20. A traffic control sign which includes the retroreflective structure of Claim 15.

21. A traffic control sign which includes the retroreflective structure of Claim 18.

22. A retroreflective structure having an array of retroreflective prism elements that has a facet side and a window side, said facet side is attached to an inner layer and said window side is attached to an outer structure: the improvement being that the outer structure has a transparent fluorescent layer with a fluorescent colorant and a non-fluorescent transparent layer with a non-fluorescent colorant, wherein the fluorescent colorant and the non-fluorescent colorant have essentially the same color coordinates and that the non- fluorescent colorant is significantly more stable to degradation than the fluorescent colorant after prolonged exposure to ultraviolet light.

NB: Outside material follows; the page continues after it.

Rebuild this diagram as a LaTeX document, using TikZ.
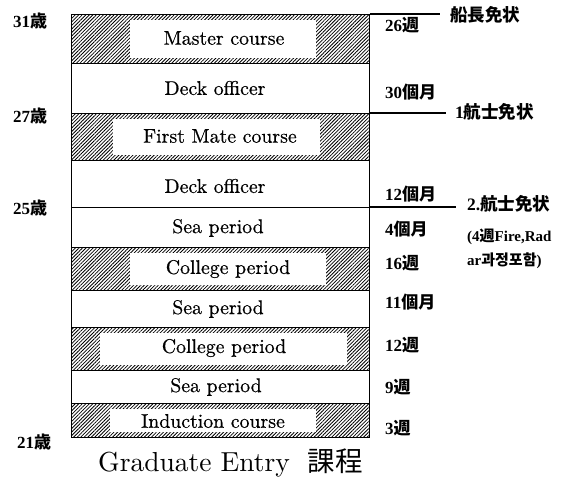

23. A method for forming a retroreflective structure, comprising the steps of : a) bonding a transparent fluorescent layer to a transparent non-fluorescent layer to form a layered structure; b) bonding an array of retroreflective elements to said layered structure; and bonding a third layer to said array of retroreflective elements, thereby forming the retroreflective structure.